My original encounter with the great filter led me to believe that the clock started ticking when we detonated the first atomic bomb. It doesn't take much imagination to figure out that we could wipe out our species with a few buttons.  This is the grinding portion of the great filter.  You have to understand the power of the atom before you contemplate space travel. Atomic power is the mysteries of the universe in a nice "kill yourself" package.  You have to be smart enough to read the warning label, foolish enough to touch it once, and then wise enough to figure out how to do something with this knowledge other than kill yourself.

The great filter has nothing to do with humans, but rather the ability of a species to exterminate itself.

At some point a species becomes aware of atomic energy.
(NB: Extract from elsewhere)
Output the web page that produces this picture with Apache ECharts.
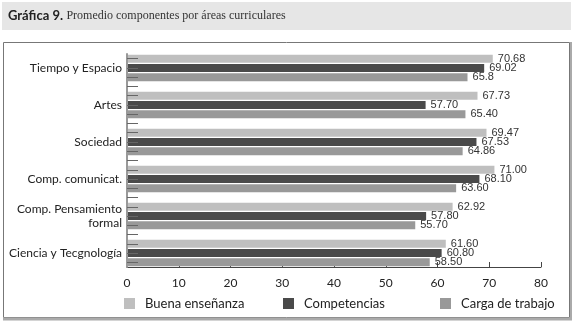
<!DOCTYPE html>
<html>
<head>
<meta charset="utf-8">
<script src="https://cdn.jsdelivr.net/npm/echarts@6/dist/echarts.min.js"></script>
<style>
  html, body { margin: 0; padding: 0; background: #fff; }
  #chart { width: 573px; height: 323px; }
</style>
</head>
<body>
<div id="chart"></div>
<script>
var areas = ['Tiempo y Espacio', 'Artes', 'Sociedad', 'Comp. comunicat.', 'Comp. Pensamiento\nformal', 'Ciencia y Tecgnología'];
var buena = [70.68, 67.73, 69.47, 71.00, 62.92, 61.60];
var competencias = [69.02, 57.70, 67.53, 68.10, 57.80, 60.80];
var carga = [65.8, 65.40, 64.86, 63.60, 55.70, 58.50];
var cargaTxt = ['65.8', '65.40', '64.86', '63.60', '55.70', '58.50'];
var xTicks = [0, 10, 20, 30, 40, 50, 60, 70, 80];

// each area takes 3 bar slots + 1 empty slot (none after the last one)
var nSlots = areas.length * 4 - 1;
var slots = [];
for (var i = 0; i < nSlots; i++) slots.push('s' + i);

function spread(vals, k) {
    var out = [];
    for (var i = 0; i < nSlots; i++) out.push('-');
    vals.forEach(function (v, g) { out[g * 4 + k] = v; });
    return out;
}

var chart = echarts.init(document.getElementById('chart'), null, {renderer: 'canvas'});

function barSeries(name, vals, k, color, txt) {
    return {
        name: name,
        type: 'bar',
        data: spread(vals, k),
        barWidth: 8,
        barGap: '-100%',
        itemStyle: {color: color},
        label: {
            show: true,
            position: 'right',
            distance: 5,
            color: '#333',
            fontFamily: 'Liberation Sans',
            fontSize: 11,
            formatter: function (p) {
                var g = Math.floor(p.dataIndex / 4);
                return txt ? txt[g] : vals[g].toFixed(2);
            }
        }
    };
}

var legendBase = {
    top: 297,
    padding: 0,
    itemWidth: 11,
    itemHeight: 11,
    icon: 'rect',
    selectedMode: false,
    textStyle: {fontFamily: 'Lato', fontSize: 13, color: '#222', padding: [0, 0, 0, 5]}
};

chart.setOption({
    animation: false,
    graphic: [
        {type: 'rect', shape: {x: 2, y: 2, width: 569, height: 28}, style: {fill: '#e6e6e6'}, silent: true},
        {
            type: 'text', left: 8, top: 9, silent: true,
            style: {
                text: '{a|Gráfica 9.} {b|Promedio componentes por áreas curriculares}',
                rich: {
                    a: {fontFamily: 'Lato', fontSize: 13, fontWeight: 'bold', fill: '#222'},
                    b: {fontFamily: 'Liberation Serif', fontSize: 12, fill: '#333'}
                }
            }
        },
        {type: 'rect', shape: {x: 3.5, y: 42.5, width: 566, height: 275}, style: {fill: 'none', stroke: '#777', lineWidth: 1}, silent: true},
        {type: 'line', shape: {x1: 3, y1: 319, x2: 572, y2: 319}, style: {stroke: '#aaa', lineWidth: 3}, silent: true},
        {type: 'line', shape: {x1: 571, y1: 42, x2: 571, y2: 320}, style: {stroke: '#aaa', lineWidth: 2}, silent: true}
    ],
    legend: [
        Object.assign({left: 124, data: ['Buena enseñanza']}, legendBase),
        Object.assign({left: 283, data: ['Competencias']}, legendBase),
        Object.assign({left: 440, data: ['Carga de trabajo']}, legendBase)
    ],
    grid: {left: 127, right: 32, top: 54, bottom: 56},
    xAxis: {
        type: 'value',
        min: 0,
        max: 80,
        interval: 10,
        axisLine: {show: true, lineStyle: {color: '#444'}},
        axisTick: {show: true, inside: true, length: 5, lineStyle: {color: '#444'}},
        splitLine: {show: false},
        axisLabel: {
            margin: 10, fontFamily: 'Lato', fontSize: 12, color: '#222',
            formatter: function (v) { return xTicks.indexOf(v) >= 0 ? String(v) : ''; }
        }
    },
    yAxis: {
        type: 'category',
        inverse: true,
        z: 5,
        data: slots,
        axisLine: {show: true, lineStyle: {color: '#999', width: 2}},
        axisTick: {show: true, inside: true, alignWithLabel: true, interval: 0, length: 11, lineStyle: {color: '#666'}},
        axisLabel: {
            interval: 0,
            margin: 5,
            fontFamily: 'Lato',
            fontSize: 12,
            lineHeight: 14,
            color: '#222',
            align: 'right',
            formatter: function (v, i) {
                return (i % 4 === 1) ? areas[(i - 1) / 4] : '';
            }
        }
    },
    series: [
        barSeries('Buena enseñanza', buena, 0, '#bfbfbf'),
        barSeries('Competencias', competencias, 1, '#4a4a4a'),
        barSeries('Carga de trabajo', carga, 2, '#999999', cargaTxt)
    ]
});
</script>
</body>
</html>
This awareness can (and mayhaps most often does) culminate in the annihilation of intelligent life.  Sure, the US dropped 2 nukes, but who else has done it since? Mutually assured destruction is the nom de guerre.  I think nuclear detonation is enough to catch any advanced civilizations attention. BUT, do they adhere to the prime directive of not interfering with less advanced species or do they just take our resources.  I think the former is more likely as time goes on, as our light bubble expands. The second less likely as time goes on, because we should not announce ourselves to hostile forces.

We've entered an age of atomic infancy.  We played with it, we've been burned by it, and we don't quite trust it. Atomic infancy is the point where interstellar observers should start paying attention, because when a species discovers the atom, they "understand" (Narrator: "they don't") that the ability to wipe out all life as it is known is within your grasp. (Again, the world doesn't care what we do, humans should give a shit at this point because we're really the species with the most to lose.) To quote Michael Crichton "We've been residents here for the blink of an eye. If we're gone tomorrow, the Earth will not miss us."

 

I'm trying to talk about the great filter. 

It's a concept, not a set of guidelines.  We don't know if it actually exists. Our only test is Fermi's Paradox, which yields two solutions. 
A.) There is a species test that permits/prevents promulgation in such a fashion as becomes evident. 
B.) No other species has progressed as far as we have along the scientific timeline, which is why we seem so alone.

 

Here's my Joe Rodgers theory.

We're not the first, nor are we the last, but any observers have to remain observers until we hyperbitcoinize. The 20th century gave us both "duck and cover" and Gene Roddenberry. Generations of fearful humans that do stupid things that could Dr. Strangelove us all into nothingness, and visionaries who see a place for us among the stars. If we're so fucking smart, where is everyone? And if we're so fucking smart, how do we not annihilate our species?

 

This is a rough draft.
Better men than me will have better thoughts.

Allen is a 30 something jack of all trades, master of none. Born and bred Texan, a licensed pilot, a motorcyclist, and an Eagle scout. He loves climbing mountains, and is a decent shot with his iron sighted AR15. His favorite beer is Shiner.